Sunday, 2 September 2018

Diary Hoarder

Having revealed spousal and familial hoarding habits, I should admit that I cannot get rid of my diaries.

This may be unusual. Many women, upon finding a teenage diary, have a quick look, shudder and tear it to bits. And I do understand this impulse, as last week I found an excruciatingly not-to-be-sent letter I wrote to a young man I had had a crush on. Happily, it was clearly an attempt to write my way to sanity, but all the same I tore it up and divided the pieces between two trash bags.

But  I would never rid myself of my teenage diaries, for I don't want to lose the funny, innocent girl who used to be me. For one thing, I took an oath as a child that I would never forget what being a child was like, and if you have your diaries--and I began my first at 7--it's harder to do that.

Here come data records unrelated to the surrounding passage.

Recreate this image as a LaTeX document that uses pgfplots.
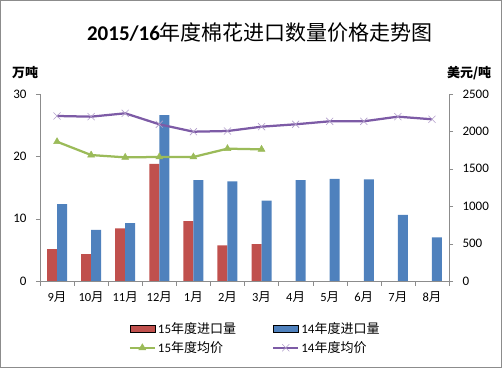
\documentclass[border=0pt]{standalone}
\usepackage{fontspec}
\setmainfont{Carlito}
\newfontfamily\cjk{Noto Sans CJK SC}
\usepackage{pgfplots}
\pgfplotsset{compat=1.18}
\definecolor{cred}{HTML}{C0504D}
\definecolor{cblue}{HTML}{4F81BD}
\definecolor{cgreen}{HTML}{9BBB59}
\definecolor{cpurple}{HTML}{7D5BA6}
\definecolor{axgray}{HTML}{8C8C8C}
\newcommand\yue{{\cjk 月}}
\pgfplotsset{
  common/.style={
    at={(40bp,87bp)}, anchor=south west, scale only axis,
    width=409bp, height=187bp,
    xmin=-0.5, xmax=11.5,
    axis line style={draw=axgray}, tick style={draw=axgray},
    tick align=outside, major tick length=4bp, minor tick length=5bp,
    /pgf/number format/assume math mode=true,
    /pgf/number format/1000 sep={},
    tick label style={font=\fontsize{13bp}{15bp}\selectfont},
  },
  barleg/.style={legend image code/.code={\fill[##1] (0bp,-3.5bp) rectangle (25bp,3.5bp);}},
}
\begin{document}
\begin{tikzpicture}
\useasboundingbox (0,0) rectangle (502bp,368bp);
\draw[axgray, line width=0.8bp] (0.6bp,0.6bp) rectangle (501.4bp,367.4bp);
\begin{axis}[common,
  ymin=0, ymax=30, ytick={0,10,20,30},
  axis y line*=left, axis x line*=bottom,
  ybar=0pt, bar width=10bp,
  xtick={0,...,11},
  xticklabels={9\yue,10\yue,11\yue,12\yue,1\yue,2\yue,3\yue,4\yue,5\yue,6\yue,7\yue,8\yue},
  major x tick style={draw=none},
  minor xtick={-0.5,0.5,1.5,2.5,3.5,4.5,5.5,6.5,7.5,8.5,9.5,10.5,11.5},
  xticklabel style={font=\fontsize{12.5bp}{15bp}\selectfont, yshift=-3bp},
  yticklabel style={xshift=-6bp},
]
\addplot[fill=cred, draw=none] coordinates {(0,5.1) (1,4.3) (2,8.45) (3,18.8) (4,9.6) (5,5.7) (6,5.9)};
\addplot[fill=cblue, draw=none] coordinates {(0,12.35) (1,8.2) (2,9.3) (3,26.6) (4,16.2) (5,16.0) (6,12.9) (7,16.2) (8,16.4) (9,16.3) (10,10.6) (11,7.0)};
\end{axis}
\begin{axis}[common,
  ymin=0, ymax=2500, ytick={0,500,1000,1500,2000,2500},
  axis y line*=right, axis x line=none,
  yticklabel style={xshift=6bp},
  legend columns=2,
  legend style={at={(0.526,-0.305)}, anchor=center, draw=none, fill=none,
    font=\fontsize{13bp}{15bp}\selectfont, row sep=3bp,
    /tikz/every even column/.append style={column sep=34bp}},
  legend cell align=left,
  legend image code/.code={\draw[mark repeat=2,mark phase=2,#1] plot coordinates {(0bp,0bp)(12.5bp,0bp)(25bp,0bp)};},
]
\addlegendimage{barleg, fill=cred}
\addlegendentry{15{\cjk 年度进口量}}
\addlegendimage{barleg, fill=cblue}
\addlegendentry{14{\cjk 年度进口量}}
\addplot[cgreen, line width=2.25bp, mark=triangle*, mark size=4bp, mark options={line width=0.5bp}] coordinates {(0,1862) (1,1684) (2,1653) (3,1658) (4,1658) (5,1769) (6,1760)};
\addlegendentry{15{\cjk 年度均价}}
\addplot[cpurple, line width=2.25bp, mark=x, mark size=5bp, mark options={line width=0.6bp, draw=cpurple!60}] coordinates {(0,2206) (1,2197) (2,2242) (3,2095) (4,1996) (5,2005) (6,2063) (7,2095) (8,2135) (9,2135) (10,2197) (11,2162)};
\addlegendentry{14{\cjk 年度均价}}
\end{axis}
\node at (260bp,335bp) {\fontsize{21bp}{25bp}\selectfont\bfseries 2015/16{\cjk\mdseries 年度棉花进口数量价格走势图}};
\node at (25bp,295bp) {\fontsize{13bp}{15bp}\selectfont\cjk\bfseries 万吨};
\node at (469bp,295bp) {\fontsize{13bp}{15bp}\selectfont\cjk\bfseries 美元/吨};
\end{tikzpicture}
\end{document}
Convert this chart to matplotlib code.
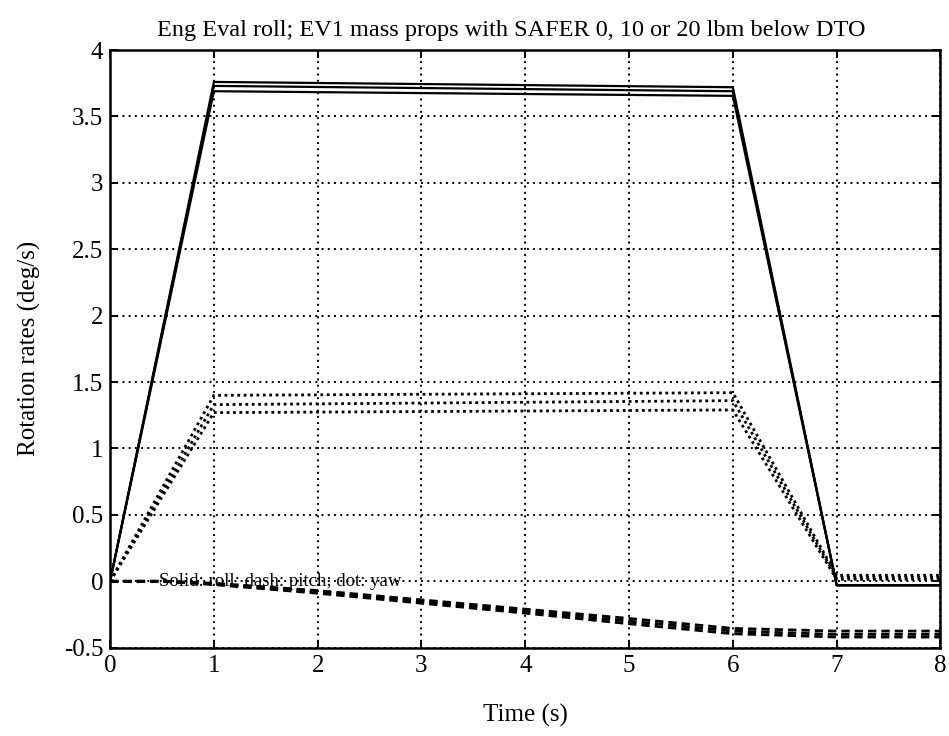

I actually do have a look at those diaries for time to time, for now that I have friends who are up to 20 years younger than me, I enjoy having a look to see what I was doing when they were born. In Polish Pretend Son's case, I was either at a dance, sleeping or writing about the dance. I keep forgetting to ask his Polish Authentic Mother about the exact hour.

But I have been tempted to burn all diaries written in the 1990s, for I never read those. When I mentioned this to my dear friend Trish, she said that would be very sad. And I think she is right, especially as they are my last link to the person I was--and the person Trish was--in the 1990s. In the 1990s we both struggled to become proper artists, to conquer depression and to find happiness. I found it very, very hard----another reason why I don't want to burn those diaries. It would be like drowning those young women in the middle of their desperate swim for unseen shores.

(Graduating from a Canadian university in the mid-1990s was like being shipwrecked. Discuss.)

Then there are the diaries of my three-year theological training, during which I was usually happy and life was both structured and interesting. A professor passed along a request from the Catholic Register to review a book, as she hadn't the time, and that is how my career in Catholic media began.

And there are even diaries from my time in an American PhD program, which I sometimes think I could turn into a novel, if I could summon up the courage to return deeply into the horrors. The one great problem with my wonderful faith-filled Canadian theologate was that it gave no preparation at all for the shark-infested sea that is (or was) American academic theology.

Finally there are diaries from my surprising new life in Scotland although the written records are rather patchy as by the time I met B.A. I had been blogging for two years and I have blogged ever since.

The physical result of all these diaries is four large boxes jammed with hardcover notebooks. Had I become part of some amazing literary circle they would hold some interest for future scholars, but so far I haven't,* so I strongly doubt it.

There is little of historical interest even in my teenage diaries, as I recorded very little of the worldwide events and cultural novelties around: an excited reference to the whole family getting a DVD player one Christmas, a colourful illustration of the outfit I wore to a dance, a haircut based on that of Veronique Beliveau, the casual description of Italian-Canadian slaves to teenage fashion, as "Ginos" and "Ginas".

That's rather embarrassing now, come to think of it.  

I suppose it may interest some that there was a nostalgic 1960s revival in the 1980s and that bubble-dresses made a brief reappearance. (My mother made me one, and it was awesome.) It may even be of interest that there were still enough women religious working in the "reference library" of my all-girls high school that my then-best friend Tashie and I made up cruel nicknames for them all.

However, I suspect that this will be of interest only to me, and that my heirs will burn my diaries without a qualm--or even just shove them into trash bags, the horror.

*This is now an arguable point, however. Since I married I have become part of the Catholic traditionalist movement, and that does have some very well-known authors and journalists associated with it. It is hard to say, however, what kind of lasting influence any of us will have, and I myself am a very small potato. I might not even be a whole potato. I may be a single french fry--or a tater tot.